Two-element control (drum level control with steam flow feed forward) is the minimum needed for a variable steam-flow application. The output from the proportional-action level controller is summed with the steam flow signal to determine the demand to the final control element. This type of control is not used much for new installations, as it is only partially effective in correction for drum shrink and swell and because it depends fairly much on final control element linearity and repeatablility throughout the load range. This type of control requires careful gain and bias adjustment so that the steam flow and level signals exactly offset each other. Proportional-only control action is generally used, because the "wrong way" action due to shrink and swell makes any integral action add instability.

Three-element control (drum level control with steam flow and feedwater flow control) is now generally used for variable steam-flow applications.
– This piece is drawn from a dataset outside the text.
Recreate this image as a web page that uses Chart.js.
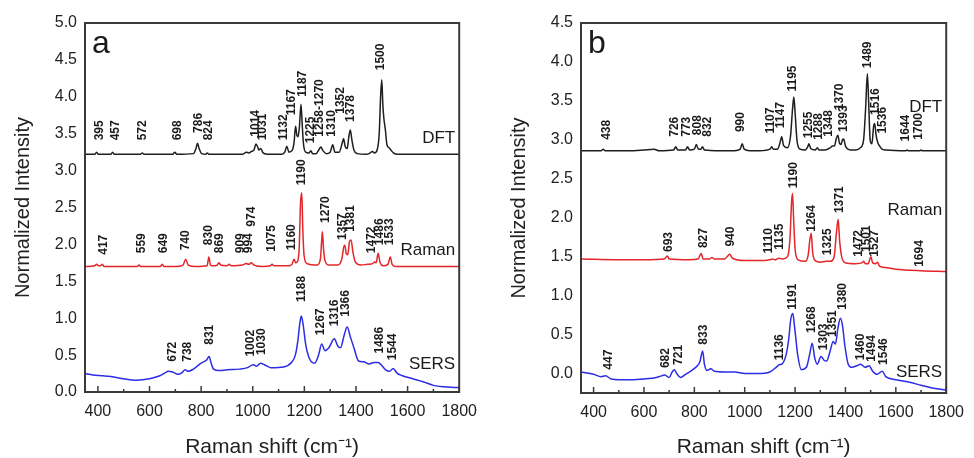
<!DOCTYPE html>
<html lang="en">
<head>
<meta charset="UTF-8">
<title>Raman spectra</title>
<script src="https://cdn.jsdelivr.net/npm/chart.js@4/dist/chart.umd.min.js"></script>
<style>
  * { box-sizing: border-box; margin: 0; padding: 0; }
  body { background: #fff; width: 974px; height: 458px; overflow: hidden; position: relative; font-family: Arial, "Liberation Sans", sans-serif; }
  .panel { position: absolute; top: 0; width: 487px; height: 458px; }
</style>
</head>
<body>
<div class="panel" style="left:0"><canvas id="chartA" width="487" height="458"></canvas></div>
<div class="panel" style="left:487px"><canvas id="chartB" width="487" height="458"></canvas></div>
<script>
// spectra: [shift cm-1, normalized intensity]
const dftA = [[350,3.22],[388,3.22],[395,3.25],[402,3.22],[450,3.22],[457,3.25],[464,3.22],[565,3.22],[572,3.24],[579,3.22],
  [690,3.22],[698,3.25],[706,3.22],[770,3.23],[780,3.30],[786,3.37],[792,3.30],[802,3.23],[818,3.22],[824,3.24],[830,3.22],
  [900,3.22],[960,3.22],[975,3.25],[985,3.24],[995,3.26],[1005,3.28],[1012,3.36],[1018,3.33],[1024,3.28],[1031,3.30],[1040,3.24],
  [1060,3.22],[1110,3.22],[1124,3.25],[1132,3.33],[1140,3.25],[1152,3.27],[1160,3.38],[1166,3.60],[1171,3.48],[1176,3.46],
  [1181,3.60],[1187,3.90],[1192,3.60],[1197,3.35],[1205,3.25],[1218,3.24],[1225,3.27],[1232,3.23],[1245,3.23],[1256,3.28],
  [1264,3.32],[1272,3.27],[1285,3.23],[1300,3.25],[1310,3.35],[1318,3.25],[1335,3.25],[1345,3.35],[1352,3.43],[1358,3.33],
  [1366,3.30],[1372,3.45],[1378,3.55],[1384,3.42],[1392,3.28],[1405,3.23],[1440,3.22],[1455,3.24],[1463,3.26],[1472,3.24],
  [1482,3.28],[1490,3.50],[1496,4.05],[1500,4.23],[1504,3.90],[1508,3.71],[1514,3.55],[1520,3.35],[1528,3.31],[1535,3.28],
  [1545,3.24],[1560,3.22],[1800,3.22]]
const ramanA = [[350,1.70],[388,1.71],[395,1.73],[402,1.71],[410,1.71],[417,1.73],[424,1.70],[480,1.70],[552,1.70],[559,1.72],
  [566,1.70],[600,1.70],[642,1.70],[649,1.73],[656,1.70],[700,1.70],[730,1.72],[740,1.80],[750,1.72],[780,1.70],[823,1.71],
  [830,1.83],[836,1.72],[850,1.71],[862,1.72],[869,1.75],[876,1.72],[900,1.71],[909,1.73],[916,1.71],[960,1.72],[974,1.74],
  [985,1.73],[994,1.75],[1005,1.72],[1040,1.70],[1068,1.71],[1075,1.73],[1082,1.71],[1140,1.71],[1152,1.73],[1160,1.80],
  [1166,1.75],[1172,1.76],[1180,1.95],[1185,2.55],[1190,2.70],[1194,2.20],[1199,1.85],[1210,1.74],[1250,1.72],[1262,1.80],
  [1267,2.05],[1270,2.17],[1274,1.95],[1280,1.78],[1295,1.72],[1330,1.72],[1345,1.80],[1353,1.97],[1357,1.99],[1362,1.88],
  [1368,1.86],[1375,2.04],[1381,2.06],[1388,1.90],[1398,1.76],[1420,1.72],[1445,1.73],[1465,1.74],[1472,1.76],[1478,1.75],
  [1486,1.88],[1493,1.76],[1505,1.71],[1524,1.73],[1533,1.83],[1540,1.73],[1555,1.70],[1800,1.70]]
const sersA = [[350,0.25],[380,0.23],[420,0.22],[450,0.21],[500,0.18],[550,0.16],[600,0.18],[640,0.22],[660,0.26],[672,0.28],
  [690,0.27],[710,0.24],[725,0.26],[738,0.30],[750,0.28],[770,0.31],[800,0.39],[820,0.43],[831,0.48],[838,0.40],[848,0.31],
  [870,0.29],[900,0.30],[950,0.31],[980,0.33],[1002,0.37],[1015,0.35],[1030,0.39],[1045,0.37],[1070,0.33],[1120,0.34],
  [1150,0.40],[1165,0.50],[1175,0.70],[1182,0.92],[1188,1.03],[1195,0.92],[1205,0.65],[1220,0.45],[1240,0.39],[1255,0.50],
  [1267,0.65],[1280,0.56],[1295,0.60],[1316,0.72],[1330,0.62],[1340,0.60],[1355,0.78],[1366,0.88],[1378,0.75],[1392,0.60],
  [1410,0.42],[1430,0.41],[1450,0.38],[1470,0.40],[1486,0.40],[1500,0.36],[1515,0.30],[1530,0.28],[1544,0.32],[1558,0.26],
  [1580,0.22],[1620,0.18],[1660,0.14],[1700,0.09],[1740,0.07],[1800,0.06]]

const dftB = [[350,2.86],[430,2.86],[438,2.88],[446,2.86],[560,2.86],[600,2.87],[640,2.88],[660,2.86],[718,2.87],[726,2.91],
  [734,2.87],[765,2.87],[773,2.91],[781,2.87],[800,2.88],[808,2.94],[816,2.88],[826,2.88],[832,2.91],[840,2.87],[900,2.86],
  [960,2.86],[982,2.88],[990,2.95],[998,2.88],[1020,2.86],[1060,2.86],[1100,2.88],[1107,2.91],[1114,2.88],[1130,2.88],
  [1140,2.96],[1147,3.04],[1154,2.93],[1170,2.90],[1182,3.05],[1190,3.40],[1195,3.55],[1200,3.35],[1208,2.98],[1220,2.88],
  [1240,2.87],[1250,2.91],[1255,2.95],[1262,2.89],[1280,2.87],[1288,2.90],[1296,2.87],[1320,2.87],[1340,2.90],[1348,2.92],
  [1356,2.92],[1364,3.02],[1370,3.06],[1376,2.96],[1382,2.94],[1388,3.00],[1393,3.01],[1400,2.92],[1420,2.87],[1440,2.87],
  [1460,2.90],[1472,3.00],[1480,3.40],[1487,3.85],[1492,3.50],[1498,3.00],[1505,2.95],[1512,3.18],[1516,3.21],[1522,3.05],
  [1530,2.95],[1536,2.92],[1545,2.88],[1560,2.87],[1640,2.86],[1644,2.87],[1650,2.86],[1695,2.86],[1700,2.87],[1706,2.86],
  [1800,2.86]]
const ramanB = [[350,1.47],[500,1.46],[600,1.46],[680,1.47],[693,1.51],[700,1.47],[780,1.46],[815,1.47],[827,1.54],[835,1.47],
  [860,1.47],[870,1.49],[880,1.47],[920,1.47],[930,1.50],[940,1.53],[952,1.48],[1000,1.45],[1080,1.45],[1100,1.46],[1110,1.47],
  [1120,1.46],[1135,1.48],[1150,1.47],[1170,1.50],[1180,1.75],[1186,2.20],[1190,2.31],[1194,2.00],[1200,1.60],[1212,1.46],
  [1240,1.44],[1252,1.52],[1258,1.70],[1264,1.80],[1270,1.55],[1280,1.45],[1300,1.43],[1325,1.44],[1340,1.44],[1355,1.50],
  [1364,1.80],[1371,1.98],[1377,1.70],[1385,1.50],[1400,1.42],[1440,1.41],[1465,1.42],[1472,1.44],[1480,1.41],[1490,1.41],
  [1501,1.50],[1508,1.42],[1520,1.41],[1527,1.43],[1535,1.38],[1560,1.36],[1600,1.34],[1700,1.32],[1800,1.31]]
const sersB = [[350,0.02],[400,-0.01],[430,-0.04],[447,-0.03],[470,-0.07],[500,-0.08],[550,-0.08],[600,-0.07],[650,-0.05],
  [670,-0.03],[682,-0.02],[700,-0.05],[712,0.02],[721,0.05],[730,0.00],[745,-0.05],[765,-0.01],[790,0.04],[812,0.10],
  [822,0.15],[833,0.29],[840,0.12],[850,0.04],[865,0.06],[880,0.03],[920,0.02],[960,0.02],[1000,0.00],[1050,0.00],[1100,0.02],
  [1125,0.08],[1136,0.11],[1150,0.13],[1165,0.25],[1175,0.45],[1183,0.70],[1191,0.77],[1198,0.60],[1210,0.25],[1225,0.05],
  [1245,0.08],[1258,0.25],[1268,0.39],[1278,0.20],[1288,0.12],[1303,0.22],[1315,0.17],[1325,0.16],[1340,0.30],[1351,0.41],
  [1360,0.38],[1370,0.58],[1380,0.71],[1388,0.62],[1398,0.35],[1410,0.13],[1425,0.08],[1445,0.10],[1460,0.12],[1478,0.08],
  [1494,0.10],[1508,0.03],[1525,-0.01],[1546,0.03],[1560,-0.04],[1600,-0.08],[1650,-0.11],[1700,-0.15],[1750,-0.19],[1800,-0.21]]

// peak labels: [text, shift where the label sits, intensity at the label's foot]
const peaksA = [
  ['395',408,3.41],['457',470,3.41],['572',574,3.41],['698',708,3.41],['786',791,3.51],['824',829,3.41],
  ['1014',1011,3.46],['1031',1040,3.41],['1132',1120,3.41],['1167',1152,3.75],['1187',1193,4.00],['1225',1224,3.37],
  ['1258-1270',1261,3.46],['1310',1307,3.46],['1352',1339,3.77],['1378',1379,3.66],['1500',1497,4.36],
  ['417',423,1.86],['559',568,1.88],['649',655,1.88],['740',741,1.92],['830',829,1.99],['869',870,1.88],['909',955,1.88],
  ['994',984,1.88],['974',995,2.24],['1075',1075,1.90],['1160',1152,1.92],['1190',1191,2.80],['1270',1281,2.29],
  ['1357',1347,2.06],['1381',1381,2.17],['1472',1460,1.88],['1486',1491,1.99],['1533',1529,1.99],
  ['672',688,0.41],['738',746,0.41],['831',833,0.64],['1002',991,0.48],['1030',1033,0.50],['1188',1188,1.22],
  ['1267',1265,0.77],['1316',1317,0.89],['1366',1362,1.02],['1486',1491,0.52],['1544',1542,0.43]]
const peaksB = [
  ['438',452,3.00],['726',723,3.04],['773',771,3.04],['808',813,3.06],['832',853,3.04],['990',986,3.10],['1107',1105,3.08],
  ['1147',1144,3.15],['1195',1191,3.62],['1255',1254,3.02],['1288',1292,3.00],['1348',1335,3.04],['1370',1376,3.38],
  ['1393',1393,3.10],['1489',1490,3.92],['1516',1521,3.32],['1536',1548,3.08],['1644',1641,2.98],['1700',1692,3.00],
  ['693',698,1.56],['827',837,1.61],['940',943,1.63],['1110',1094,1.54],['1135',1137,1.59],['1190',1195,2.38],
  ['1264',1264,1.82],['1325',1331,1.52],['1371',1377,2.06],['1472',1452,1.50],['1501',1484,1.56],['1527',1517,1.50],
  ['1694',1694,1.37],
  ['447',461,0.05],['682',685,0.07],['721',737,0.11],['833',837,0.37],['1136',1137,0.17],['1191',1191,0.82],
  ['1268',1265,0.52],['1303',1312,0.30],['1351',1350,0.47],['1380',1389,0.82],['1460',1461,0.17],['1494',1506,0.15],
  ['1546',1551,0.11]]

// trace names: [text, intensity at text centre]
const namesA = [['DFT',3.44],['Raman',1.92],['SERS',0.37]]
const namesB = [['DFT',3.42],['Raman',2.10],['SERS',0.01]]

const BLACK = '#1e1e1e', RED = '#e3262a', BLUE = '#2c2ce6'
const FONT = 'Arial, "Liberation Sans", sans-serif'

const decor = {
  id: 'decor',
  afterDatasetsDraw(chart, args, o) {
    const { ctx, chartArea: a, scales: { x, y } } = chart
    ctx.save()
    ctx.strokeStyle = '#3a3a3a'
    ctx.lineWidth = 2
    ctx.strokeRect(a.left, a.top, a.right - a.left, a.bottom - a.top)

    // inward ticks on the bottom axis, minor halfway between labels
    ctx.lineWidth = 1.5
    x.ticks.forEach(t => {
      const p = x.getPixelForValue(t.value)
      ctx.beginPath(); ctx.moveTo(p, a.bottom); ctx.lineTo(p, a.bottom - 6); ctx.stroke()
      const m = x.getPixelForValue(t.value - 100)
      if (m > a.left) { ctx.beginPath(); ctx.moveTo(m, a.bottom); ctx.lineTo(m, a.bottom - 3); ctx.stroke() }
    })

    ctx.fillStyle = '#1a1a1a'
    ctx.font = 'bold 12px ' + FONT
    ctx.textAlign = 'left'
    ctx.textBaseline = 'middle'
    o.peaks.forEach(([txt, sx, iy]) => {
      ctx.save()
      ctx.translate(x.getPixelForValue(sx), y.getPixelForValue(iy))
      ctx.rotate(-Math.PI / 2)
      ctx.fillText(txt, 0, 0)
      ctx.restore()
    })

    ctx.font = '17px ' + FONT
    ctx.textAlign = 'right'
    o.names.forEach(([txt, iy]) => ctx.fillText(txt, a.right - 4, y.getPixelForValue(iy)))

    ctx.font = '32px ' + FONT
    ctx.textAlign = 'left'
    ctx.fillText(o.letter, a.left + 7, a.top + 21)
    ctx.restore()
  }
}

function series(points, color) {
  return {
    data: points.map(p => ({ x: p[0], y: p[1] })),
    borderColor: color, borderWidth: 1.5, pointRadius: 0,
    cubicInterpolationMode: 'monotone', fill: false
  }
}

function makePanel(id, cfg) {
  return new Chart(document.getElementById(id), {
    type: 'line',
    data: { datasets: cfg.sets },
    options: {
      responsive: false, animation: false, devicePixelRatio: 1,
      layout: { padding: { top: 23, right: cfg.right, left: 0, bottom: 0 } },
      plugins: {
        legend: { display: false }, tooltip: { enabled: false },
        decor: { peaks: cfg.peaks, names: cfg.names, letter: cfg.letter }
      },
      scales: {
        x: {
          type: 'linear', min: 350, max: 1800,
          grid: { display: false, drawTicks: false }, border: { display: false },
          ticks: { stepSize: 200, includeBounds: false, padding: 10, color: '#222', font: { size: 16, family: FONT }, callback: v => v },
          title: { display: true, text: 'Raman shift (cm⁻¹)', color: '#222', font: { size: 21, family: FONT, lineHeight: 1 }, padding: 0 },
          afterFit: s => { s.height = cfg.xh }
        },
        y: {
          type: 'linear', min: cfg.ymin, max: cfg.ymax,
          grid: { display: false, drawTicks: false }, border: { display: false },
          ticks: { stepSize: 0.5, includeBounds: false, padding: 8, color: '#222', font: { size: 16, family: FONT }, callback: v => v.toFixed(1) },
          title: { display: true, text: 'Normalized Intensity', color: '#222', font: { size: 20, family: FONT }, padding: { top: cfg.tp, bottom: 0 } },
          afterFit: s => { s.width = cfg.yw }
        }
      }
    },
    plugins: [decor]
  })
}

makePanel('chartA', {
  sets: [series(dftA, BLACK), series(ramanA, RED), series(sersA, BLUE)],
  peaks: peaksA, names: namesA, letter: 'a',
  ymin: 0, ymax: 5, right: 27, xh: 66, yw: 85, tp: 11
})
makePanel('chartB', {
  sets: [series(dftB, BLACK), series(ramanB, RED), series(sersB, BLUE)],
  peaks: peaksB, names: namesB, letter: 'b',
  ymin: -0.25, ymax: 4.5, right: 19, xh: 65, yw: 94, tp: 20.5
})
</script>
</body>
</html>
It corrects the problems with two-element control by replacing the open-loop characteristic of the feedwater valve with closed-loop feedback control of the feedwater. There are several ways to arrange a three-element control system, but the most common uses the output from the proportional-action level controller summed with the steam flow signal to become the feed forward setpoint to the secondary feedwater flow controller. Essentially, the feedwater flow follows steam flow, and uses the deviation in level as a resetting action to bring the required water inventory back to balance. Proportional-only control action is generally used because the "wrong way" action due to shrink and swell, any integral actions adds instability.